Code that draws figures:
[Begin]

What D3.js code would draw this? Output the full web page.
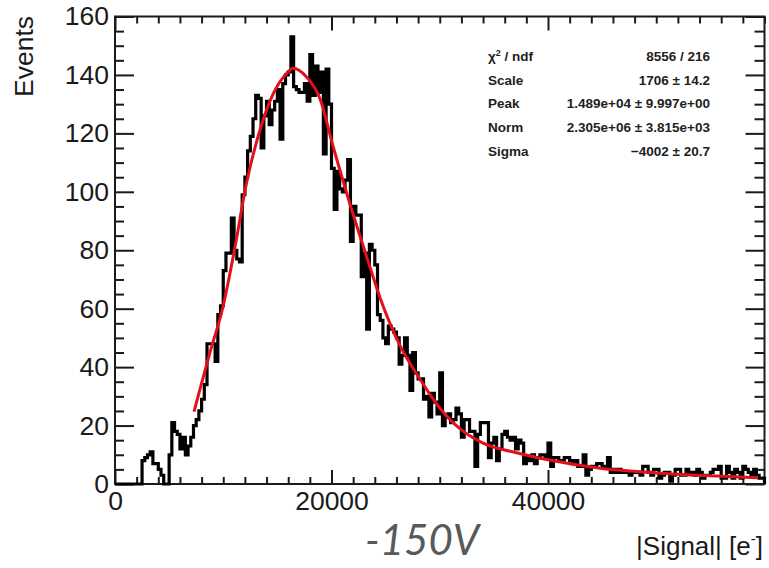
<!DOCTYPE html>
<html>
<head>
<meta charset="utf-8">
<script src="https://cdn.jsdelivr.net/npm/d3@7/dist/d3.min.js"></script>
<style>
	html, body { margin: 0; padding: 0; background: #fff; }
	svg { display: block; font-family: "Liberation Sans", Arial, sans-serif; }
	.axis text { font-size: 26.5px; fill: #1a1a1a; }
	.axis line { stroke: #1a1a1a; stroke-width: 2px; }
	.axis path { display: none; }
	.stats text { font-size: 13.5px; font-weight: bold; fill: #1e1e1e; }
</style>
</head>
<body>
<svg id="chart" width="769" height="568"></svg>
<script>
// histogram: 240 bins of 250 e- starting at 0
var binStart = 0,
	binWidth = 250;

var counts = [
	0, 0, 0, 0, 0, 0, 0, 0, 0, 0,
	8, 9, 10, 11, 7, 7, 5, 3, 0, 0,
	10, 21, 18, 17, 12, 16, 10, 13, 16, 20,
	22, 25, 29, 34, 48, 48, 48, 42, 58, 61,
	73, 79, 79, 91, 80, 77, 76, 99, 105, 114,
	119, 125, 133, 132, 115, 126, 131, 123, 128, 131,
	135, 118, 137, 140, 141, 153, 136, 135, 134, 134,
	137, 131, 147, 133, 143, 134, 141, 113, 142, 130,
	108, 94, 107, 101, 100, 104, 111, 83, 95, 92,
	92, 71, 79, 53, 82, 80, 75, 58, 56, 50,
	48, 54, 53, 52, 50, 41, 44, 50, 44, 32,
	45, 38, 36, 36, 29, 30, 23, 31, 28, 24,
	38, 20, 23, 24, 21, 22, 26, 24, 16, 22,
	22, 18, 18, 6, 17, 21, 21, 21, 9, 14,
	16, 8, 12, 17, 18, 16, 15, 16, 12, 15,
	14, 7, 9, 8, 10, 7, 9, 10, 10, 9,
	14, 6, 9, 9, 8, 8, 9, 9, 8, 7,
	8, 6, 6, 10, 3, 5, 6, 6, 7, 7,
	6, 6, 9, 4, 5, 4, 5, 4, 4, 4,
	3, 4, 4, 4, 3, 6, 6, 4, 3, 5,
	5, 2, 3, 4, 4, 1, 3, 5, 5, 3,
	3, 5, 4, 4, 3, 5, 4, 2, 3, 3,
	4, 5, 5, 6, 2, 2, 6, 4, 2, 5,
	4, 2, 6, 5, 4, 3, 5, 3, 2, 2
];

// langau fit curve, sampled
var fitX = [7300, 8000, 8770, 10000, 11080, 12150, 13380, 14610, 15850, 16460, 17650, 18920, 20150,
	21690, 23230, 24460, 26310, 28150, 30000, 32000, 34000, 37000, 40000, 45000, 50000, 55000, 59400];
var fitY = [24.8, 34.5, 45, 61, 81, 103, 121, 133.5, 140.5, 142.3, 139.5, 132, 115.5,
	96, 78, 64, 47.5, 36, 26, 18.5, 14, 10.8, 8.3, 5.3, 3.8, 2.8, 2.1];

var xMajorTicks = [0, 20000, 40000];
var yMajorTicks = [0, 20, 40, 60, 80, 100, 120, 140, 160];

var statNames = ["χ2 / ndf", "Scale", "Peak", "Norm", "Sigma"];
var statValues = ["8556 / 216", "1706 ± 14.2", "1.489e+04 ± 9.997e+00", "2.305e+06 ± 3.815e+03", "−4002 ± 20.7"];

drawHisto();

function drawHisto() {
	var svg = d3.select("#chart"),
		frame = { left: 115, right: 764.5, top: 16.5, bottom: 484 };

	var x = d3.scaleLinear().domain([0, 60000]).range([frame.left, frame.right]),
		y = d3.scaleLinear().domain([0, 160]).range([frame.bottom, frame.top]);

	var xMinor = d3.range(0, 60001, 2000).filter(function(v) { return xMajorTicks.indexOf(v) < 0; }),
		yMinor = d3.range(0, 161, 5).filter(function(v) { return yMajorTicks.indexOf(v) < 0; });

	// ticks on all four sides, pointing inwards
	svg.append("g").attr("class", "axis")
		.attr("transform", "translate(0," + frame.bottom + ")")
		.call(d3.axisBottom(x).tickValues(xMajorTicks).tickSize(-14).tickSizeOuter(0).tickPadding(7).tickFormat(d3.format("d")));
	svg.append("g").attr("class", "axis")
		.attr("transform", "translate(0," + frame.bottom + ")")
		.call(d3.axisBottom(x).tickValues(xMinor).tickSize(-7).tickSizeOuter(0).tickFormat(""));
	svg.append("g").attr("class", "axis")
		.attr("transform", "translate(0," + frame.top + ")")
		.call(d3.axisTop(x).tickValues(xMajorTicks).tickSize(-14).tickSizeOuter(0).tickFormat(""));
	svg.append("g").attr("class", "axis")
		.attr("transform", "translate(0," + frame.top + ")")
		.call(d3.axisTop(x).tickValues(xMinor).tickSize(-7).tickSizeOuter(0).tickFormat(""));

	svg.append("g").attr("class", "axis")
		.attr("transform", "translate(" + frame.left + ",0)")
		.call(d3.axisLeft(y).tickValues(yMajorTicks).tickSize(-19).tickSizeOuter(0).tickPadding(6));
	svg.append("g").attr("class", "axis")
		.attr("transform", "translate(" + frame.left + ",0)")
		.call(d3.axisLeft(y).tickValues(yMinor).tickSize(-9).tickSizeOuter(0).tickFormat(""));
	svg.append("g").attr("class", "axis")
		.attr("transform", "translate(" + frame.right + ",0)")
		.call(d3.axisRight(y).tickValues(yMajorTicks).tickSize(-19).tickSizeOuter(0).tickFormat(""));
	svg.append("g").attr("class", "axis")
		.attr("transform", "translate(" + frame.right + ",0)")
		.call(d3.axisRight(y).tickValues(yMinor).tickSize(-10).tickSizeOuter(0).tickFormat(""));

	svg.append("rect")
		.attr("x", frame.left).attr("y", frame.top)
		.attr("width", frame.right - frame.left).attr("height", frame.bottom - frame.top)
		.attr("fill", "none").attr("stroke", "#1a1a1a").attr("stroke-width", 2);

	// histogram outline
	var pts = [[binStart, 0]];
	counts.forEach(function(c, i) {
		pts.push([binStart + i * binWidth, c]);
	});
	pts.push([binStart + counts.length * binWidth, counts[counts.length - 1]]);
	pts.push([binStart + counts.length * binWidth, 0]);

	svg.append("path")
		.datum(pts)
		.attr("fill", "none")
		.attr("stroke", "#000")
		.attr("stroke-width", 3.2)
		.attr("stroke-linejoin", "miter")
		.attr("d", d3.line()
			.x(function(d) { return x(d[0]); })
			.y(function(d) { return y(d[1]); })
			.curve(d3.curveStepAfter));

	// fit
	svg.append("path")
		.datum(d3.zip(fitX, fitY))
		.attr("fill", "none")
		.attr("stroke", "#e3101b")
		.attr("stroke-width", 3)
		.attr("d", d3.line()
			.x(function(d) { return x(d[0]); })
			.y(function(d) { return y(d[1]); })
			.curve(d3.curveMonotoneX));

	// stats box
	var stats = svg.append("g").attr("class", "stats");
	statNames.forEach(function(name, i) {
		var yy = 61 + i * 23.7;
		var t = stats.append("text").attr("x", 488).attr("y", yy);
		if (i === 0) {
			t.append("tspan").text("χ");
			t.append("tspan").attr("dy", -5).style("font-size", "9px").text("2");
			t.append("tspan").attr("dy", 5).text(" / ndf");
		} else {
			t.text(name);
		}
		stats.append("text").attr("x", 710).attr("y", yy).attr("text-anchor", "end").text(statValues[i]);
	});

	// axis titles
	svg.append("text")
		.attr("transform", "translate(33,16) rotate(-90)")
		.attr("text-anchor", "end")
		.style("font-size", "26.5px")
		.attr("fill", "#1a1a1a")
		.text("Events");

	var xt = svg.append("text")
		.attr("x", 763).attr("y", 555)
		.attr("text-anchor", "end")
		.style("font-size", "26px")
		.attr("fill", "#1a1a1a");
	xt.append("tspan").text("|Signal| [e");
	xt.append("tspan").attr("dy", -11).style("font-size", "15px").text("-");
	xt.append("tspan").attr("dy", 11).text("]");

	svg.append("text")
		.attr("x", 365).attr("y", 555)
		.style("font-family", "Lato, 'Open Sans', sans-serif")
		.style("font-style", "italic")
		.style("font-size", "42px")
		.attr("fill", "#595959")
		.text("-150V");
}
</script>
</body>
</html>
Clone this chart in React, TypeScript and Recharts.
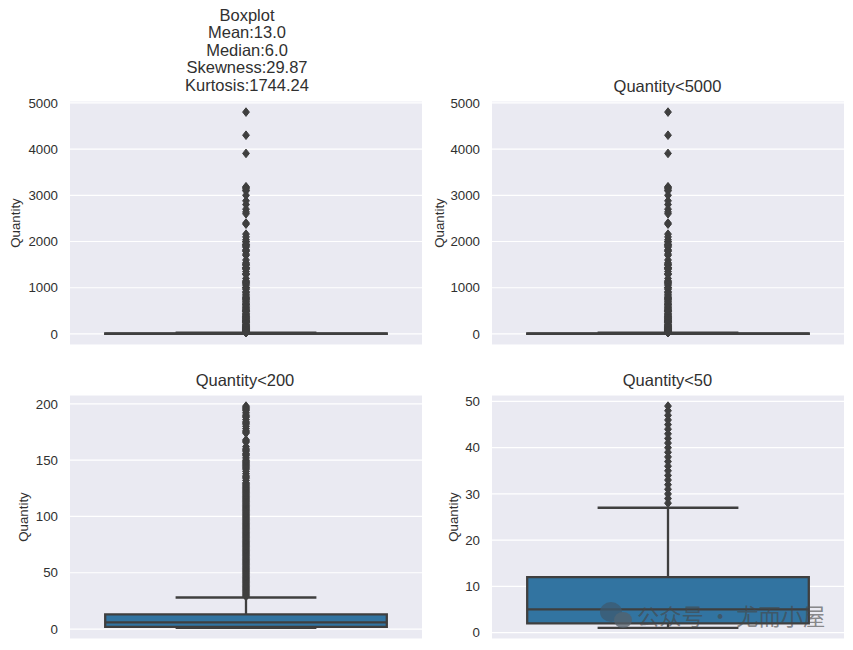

[End]

Problem:
Search the preceding listing for the word "chart" and pull out every line that holds it.

Output:
<svg id="chart" width="769" height="568"></svg>
	var svg = d3.select("#chart"),
Clone this chart in React, TypeScript and Recharts.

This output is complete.